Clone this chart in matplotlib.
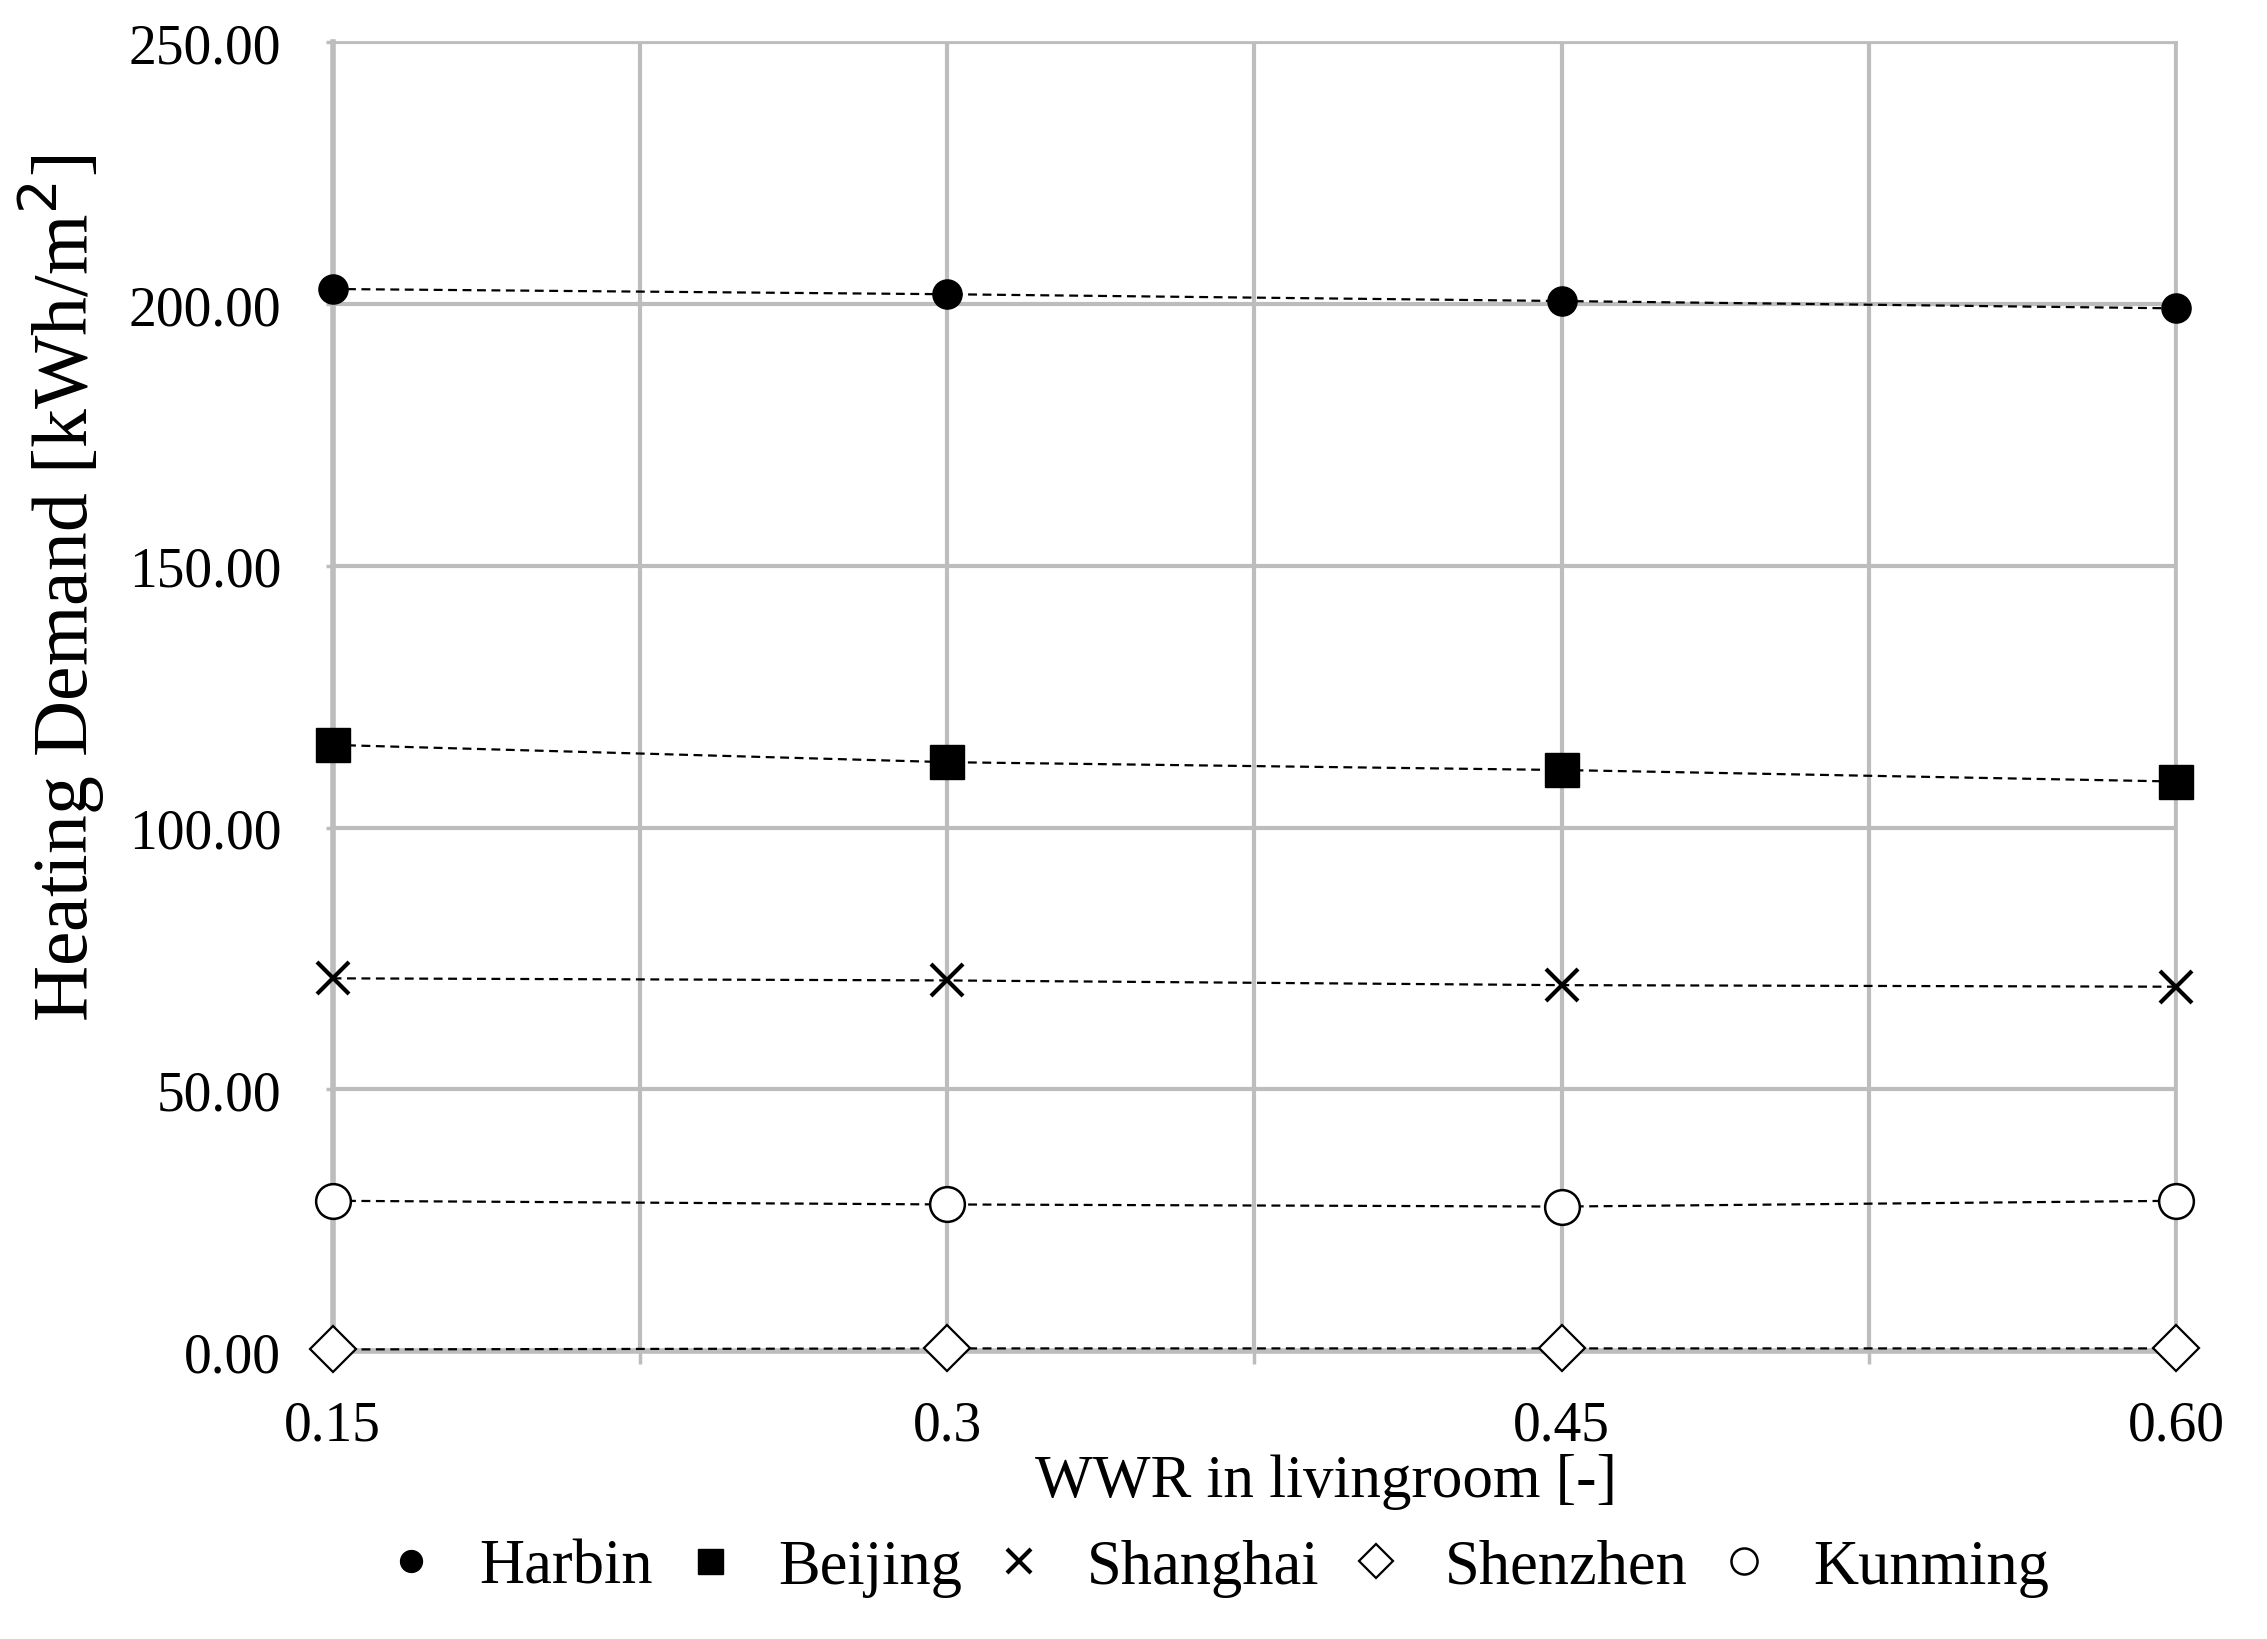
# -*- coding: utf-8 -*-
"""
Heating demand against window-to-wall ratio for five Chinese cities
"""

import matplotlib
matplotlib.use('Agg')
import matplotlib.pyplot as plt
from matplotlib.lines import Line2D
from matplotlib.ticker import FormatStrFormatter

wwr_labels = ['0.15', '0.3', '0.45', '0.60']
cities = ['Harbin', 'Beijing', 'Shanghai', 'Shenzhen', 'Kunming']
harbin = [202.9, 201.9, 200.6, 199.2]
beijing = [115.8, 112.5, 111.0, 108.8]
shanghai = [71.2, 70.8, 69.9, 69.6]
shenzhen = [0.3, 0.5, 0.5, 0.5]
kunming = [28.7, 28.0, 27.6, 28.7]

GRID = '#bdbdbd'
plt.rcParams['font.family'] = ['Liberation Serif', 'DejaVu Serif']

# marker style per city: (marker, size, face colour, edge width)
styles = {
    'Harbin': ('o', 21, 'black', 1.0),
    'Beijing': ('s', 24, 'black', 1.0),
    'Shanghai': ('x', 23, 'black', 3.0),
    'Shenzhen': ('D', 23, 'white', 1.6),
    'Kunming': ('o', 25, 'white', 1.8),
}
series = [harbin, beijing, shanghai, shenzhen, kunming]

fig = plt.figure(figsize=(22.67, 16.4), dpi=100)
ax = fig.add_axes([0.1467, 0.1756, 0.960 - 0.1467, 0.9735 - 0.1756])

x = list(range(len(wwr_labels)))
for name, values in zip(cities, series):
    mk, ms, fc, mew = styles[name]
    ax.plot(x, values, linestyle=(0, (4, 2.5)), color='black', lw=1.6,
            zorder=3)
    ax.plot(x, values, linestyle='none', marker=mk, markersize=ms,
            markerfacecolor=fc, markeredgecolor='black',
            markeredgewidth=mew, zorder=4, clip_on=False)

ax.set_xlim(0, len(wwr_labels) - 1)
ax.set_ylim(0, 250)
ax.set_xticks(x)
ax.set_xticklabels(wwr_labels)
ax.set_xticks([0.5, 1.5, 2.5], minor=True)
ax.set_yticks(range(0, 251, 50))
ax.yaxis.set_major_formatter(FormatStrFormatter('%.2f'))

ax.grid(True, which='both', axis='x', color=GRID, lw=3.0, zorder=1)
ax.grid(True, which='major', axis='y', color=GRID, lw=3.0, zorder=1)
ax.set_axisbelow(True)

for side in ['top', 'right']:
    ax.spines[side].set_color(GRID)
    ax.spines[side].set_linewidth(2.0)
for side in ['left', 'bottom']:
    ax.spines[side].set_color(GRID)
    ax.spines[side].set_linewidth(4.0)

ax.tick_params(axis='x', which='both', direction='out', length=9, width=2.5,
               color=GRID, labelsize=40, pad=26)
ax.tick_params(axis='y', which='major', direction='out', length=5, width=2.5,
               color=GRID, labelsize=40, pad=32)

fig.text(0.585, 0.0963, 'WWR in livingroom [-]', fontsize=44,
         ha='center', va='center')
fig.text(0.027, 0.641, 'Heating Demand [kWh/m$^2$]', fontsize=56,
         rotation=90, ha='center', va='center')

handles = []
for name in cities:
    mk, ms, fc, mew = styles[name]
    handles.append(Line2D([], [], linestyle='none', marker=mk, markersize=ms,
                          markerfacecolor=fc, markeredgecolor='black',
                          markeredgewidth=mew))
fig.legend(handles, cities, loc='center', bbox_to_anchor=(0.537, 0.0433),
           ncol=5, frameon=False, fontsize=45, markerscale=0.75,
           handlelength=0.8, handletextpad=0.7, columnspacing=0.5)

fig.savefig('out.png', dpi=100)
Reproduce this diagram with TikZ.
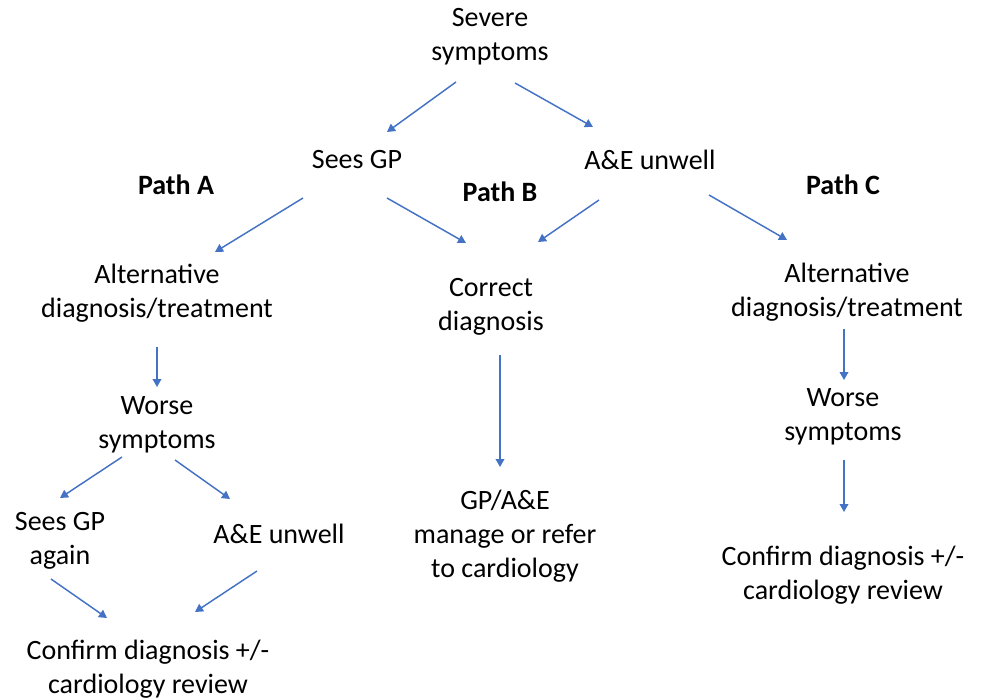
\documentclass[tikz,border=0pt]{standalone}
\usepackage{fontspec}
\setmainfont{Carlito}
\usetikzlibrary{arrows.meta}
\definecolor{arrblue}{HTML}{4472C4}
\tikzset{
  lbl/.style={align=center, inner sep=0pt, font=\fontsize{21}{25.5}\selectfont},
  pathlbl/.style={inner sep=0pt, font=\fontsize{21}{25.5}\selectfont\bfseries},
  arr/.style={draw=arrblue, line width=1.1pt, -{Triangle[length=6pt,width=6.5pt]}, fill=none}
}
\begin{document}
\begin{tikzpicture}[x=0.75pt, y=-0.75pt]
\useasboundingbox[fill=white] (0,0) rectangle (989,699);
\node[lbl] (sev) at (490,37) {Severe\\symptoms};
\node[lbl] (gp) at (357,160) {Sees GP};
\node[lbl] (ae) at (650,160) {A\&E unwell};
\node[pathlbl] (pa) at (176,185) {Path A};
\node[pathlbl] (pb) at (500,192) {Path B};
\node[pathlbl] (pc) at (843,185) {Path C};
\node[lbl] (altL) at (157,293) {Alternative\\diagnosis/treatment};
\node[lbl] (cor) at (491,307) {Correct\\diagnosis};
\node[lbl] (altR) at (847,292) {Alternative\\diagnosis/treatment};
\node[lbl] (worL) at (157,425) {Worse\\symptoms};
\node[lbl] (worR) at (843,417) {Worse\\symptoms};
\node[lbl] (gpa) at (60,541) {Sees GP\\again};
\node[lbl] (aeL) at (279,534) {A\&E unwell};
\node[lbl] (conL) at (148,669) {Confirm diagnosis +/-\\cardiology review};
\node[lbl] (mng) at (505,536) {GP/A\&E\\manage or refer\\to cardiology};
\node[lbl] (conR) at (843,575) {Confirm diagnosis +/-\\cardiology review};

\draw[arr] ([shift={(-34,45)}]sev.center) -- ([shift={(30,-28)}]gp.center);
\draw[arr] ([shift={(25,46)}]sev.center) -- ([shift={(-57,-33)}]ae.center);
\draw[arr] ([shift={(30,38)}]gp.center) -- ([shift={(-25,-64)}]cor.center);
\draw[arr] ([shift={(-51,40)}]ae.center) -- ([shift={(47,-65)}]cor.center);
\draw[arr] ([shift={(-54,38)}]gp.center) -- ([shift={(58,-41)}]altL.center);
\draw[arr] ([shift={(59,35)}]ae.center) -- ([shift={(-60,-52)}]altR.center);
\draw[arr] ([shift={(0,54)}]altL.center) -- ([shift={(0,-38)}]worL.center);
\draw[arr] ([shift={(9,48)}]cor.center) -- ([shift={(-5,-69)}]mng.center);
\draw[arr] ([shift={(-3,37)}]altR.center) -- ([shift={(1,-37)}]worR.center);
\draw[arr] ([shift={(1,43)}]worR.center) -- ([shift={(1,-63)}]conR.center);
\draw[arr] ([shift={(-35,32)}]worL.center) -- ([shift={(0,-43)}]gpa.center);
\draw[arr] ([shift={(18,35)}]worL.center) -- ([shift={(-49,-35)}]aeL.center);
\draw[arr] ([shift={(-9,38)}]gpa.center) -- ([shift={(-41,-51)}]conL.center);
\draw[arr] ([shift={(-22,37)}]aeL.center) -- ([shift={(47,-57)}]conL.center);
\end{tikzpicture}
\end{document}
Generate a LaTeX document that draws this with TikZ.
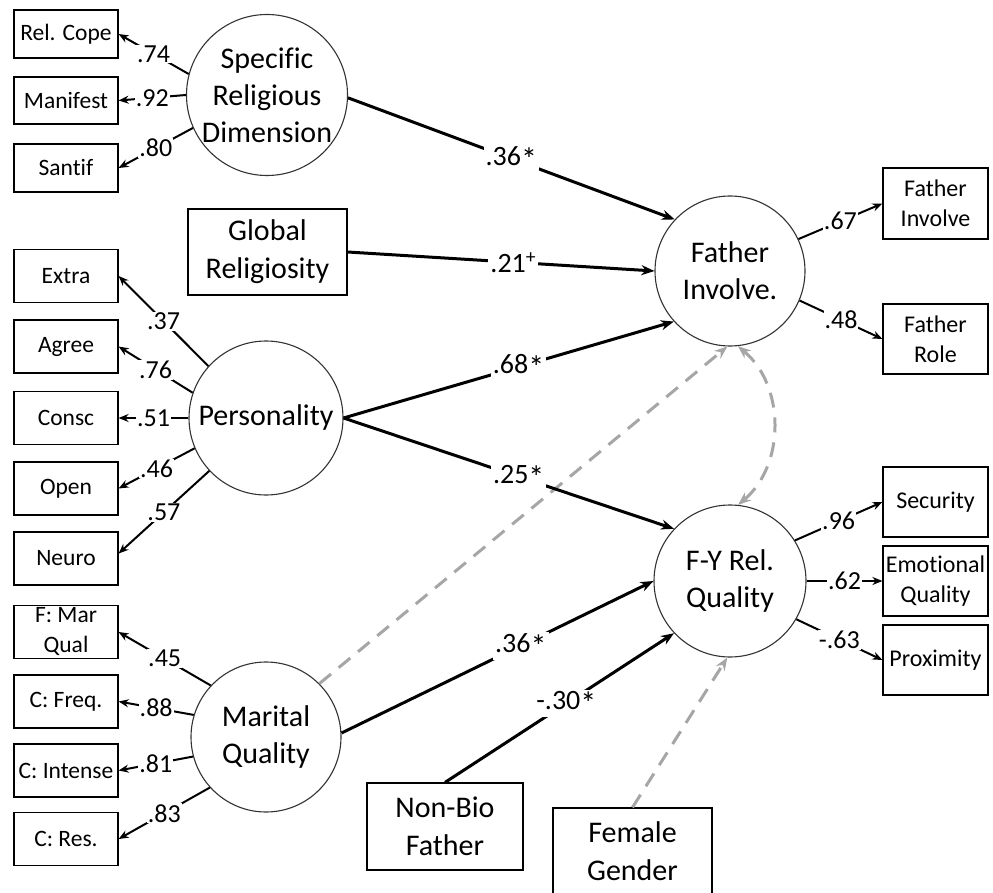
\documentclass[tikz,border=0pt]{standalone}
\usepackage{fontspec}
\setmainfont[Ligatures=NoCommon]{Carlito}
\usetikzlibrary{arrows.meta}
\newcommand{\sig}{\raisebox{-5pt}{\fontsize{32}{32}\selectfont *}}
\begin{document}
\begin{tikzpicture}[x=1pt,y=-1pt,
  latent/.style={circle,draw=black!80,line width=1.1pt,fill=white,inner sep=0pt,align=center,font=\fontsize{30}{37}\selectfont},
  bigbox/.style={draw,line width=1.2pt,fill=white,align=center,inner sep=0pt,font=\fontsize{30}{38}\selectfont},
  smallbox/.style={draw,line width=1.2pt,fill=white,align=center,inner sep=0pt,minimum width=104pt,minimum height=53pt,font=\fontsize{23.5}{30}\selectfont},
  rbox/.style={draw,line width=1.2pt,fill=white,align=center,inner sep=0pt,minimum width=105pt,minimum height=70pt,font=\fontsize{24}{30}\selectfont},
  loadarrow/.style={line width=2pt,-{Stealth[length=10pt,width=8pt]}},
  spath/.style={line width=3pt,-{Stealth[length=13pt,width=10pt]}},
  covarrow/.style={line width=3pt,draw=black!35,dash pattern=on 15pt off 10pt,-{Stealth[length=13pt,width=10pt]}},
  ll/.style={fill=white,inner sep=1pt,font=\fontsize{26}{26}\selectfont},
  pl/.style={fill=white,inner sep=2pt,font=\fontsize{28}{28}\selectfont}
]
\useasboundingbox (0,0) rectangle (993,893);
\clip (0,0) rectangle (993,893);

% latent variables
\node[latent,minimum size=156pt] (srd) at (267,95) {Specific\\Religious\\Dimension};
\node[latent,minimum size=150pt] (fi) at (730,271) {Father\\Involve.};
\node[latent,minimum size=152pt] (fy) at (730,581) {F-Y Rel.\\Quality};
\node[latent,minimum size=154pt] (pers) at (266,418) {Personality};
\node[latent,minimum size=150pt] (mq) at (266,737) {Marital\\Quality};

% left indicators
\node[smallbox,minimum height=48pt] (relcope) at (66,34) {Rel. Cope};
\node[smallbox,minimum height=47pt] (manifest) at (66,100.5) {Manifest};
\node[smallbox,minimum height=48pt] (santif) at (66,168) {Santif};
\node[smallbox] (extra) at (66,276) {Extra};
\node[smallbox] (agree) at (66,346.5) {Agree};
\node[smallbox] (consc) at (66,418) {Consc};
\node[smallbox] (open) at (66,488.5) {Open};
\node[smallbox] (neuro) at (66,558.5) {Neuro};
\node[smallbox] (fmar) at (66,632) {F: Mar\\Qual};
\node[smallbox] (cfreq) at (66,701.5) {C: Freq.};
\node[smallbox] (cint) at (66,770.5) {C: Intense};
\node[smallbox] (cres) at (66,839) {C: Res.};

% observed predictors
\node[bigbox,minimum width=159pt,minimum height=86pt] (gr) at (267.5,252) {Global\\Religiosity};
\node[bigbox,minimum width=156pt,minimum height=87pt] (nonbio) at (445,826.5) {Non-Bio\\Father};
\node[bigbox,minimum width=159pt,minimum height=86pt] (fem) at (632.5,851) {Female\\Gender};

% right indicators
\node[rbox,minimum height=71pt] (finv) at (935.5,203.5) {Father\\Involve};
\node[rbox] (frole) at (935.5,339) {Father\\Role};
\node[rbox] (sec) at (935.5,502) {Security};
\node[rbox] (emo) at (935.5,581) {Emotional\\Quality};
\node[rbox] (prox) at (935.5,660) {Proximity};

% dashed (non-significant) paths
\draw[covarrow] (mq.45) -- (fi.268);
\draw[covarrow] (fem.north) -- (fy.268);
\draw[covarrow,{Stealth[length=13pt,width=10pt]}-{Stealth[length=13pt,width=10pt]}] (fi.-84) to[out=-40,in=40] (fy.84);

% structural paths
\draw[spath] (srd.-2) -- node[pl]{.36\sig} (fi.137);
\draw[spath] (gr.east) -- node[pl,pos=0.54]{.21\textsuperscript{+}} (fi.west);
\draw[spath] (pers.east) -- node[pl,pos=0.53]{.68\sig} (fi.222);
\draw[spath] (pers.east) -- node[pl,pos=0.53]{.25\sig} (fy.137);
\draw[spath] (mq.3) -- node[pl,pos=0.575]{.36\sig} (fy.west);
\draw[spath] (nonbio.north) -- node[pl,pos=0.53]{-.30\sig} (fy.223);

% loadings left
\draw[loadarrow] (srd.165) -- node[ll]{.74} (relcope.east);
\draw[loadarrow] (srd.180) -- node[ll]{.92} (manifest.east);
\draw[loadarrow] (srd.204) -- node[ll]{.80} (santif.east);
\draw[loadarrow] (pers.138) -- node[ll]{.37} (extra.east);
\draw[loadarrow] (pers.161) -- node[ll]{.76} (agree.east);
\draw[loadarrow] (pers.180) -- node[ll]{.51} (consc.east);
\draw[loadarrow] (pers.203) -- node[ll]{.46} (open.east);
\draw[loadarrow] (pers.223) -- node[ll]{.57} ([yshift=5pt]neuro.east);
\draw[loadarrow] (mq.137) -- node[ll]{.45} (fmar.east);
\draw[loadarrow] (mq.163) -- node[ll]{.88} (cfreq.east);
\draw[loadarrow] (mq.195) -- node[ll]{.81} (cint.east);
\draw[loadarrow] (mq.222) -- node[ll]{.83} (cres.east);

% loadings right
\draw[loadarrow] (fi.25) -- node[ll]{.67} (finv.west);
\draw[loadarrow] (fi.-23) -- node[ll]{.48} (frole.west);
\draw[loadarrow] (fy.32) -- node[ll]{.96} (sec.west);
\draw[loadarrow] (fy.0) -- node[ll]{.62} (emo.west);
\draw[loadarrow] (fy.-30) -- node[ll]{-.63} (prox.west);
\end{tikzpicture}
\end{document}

※ ※ ※

The problem = Which lines of the data include "matplotlib"? Copy each of them.

Answer to this problem =
Clone this chart in matplotlib.
import matplotlib
matplotlib.use('Agg')
import matplotlib.pyplot as plt
from matplotlib.lines import Line2D
from matplotlib.ticker import FormatStrFormatter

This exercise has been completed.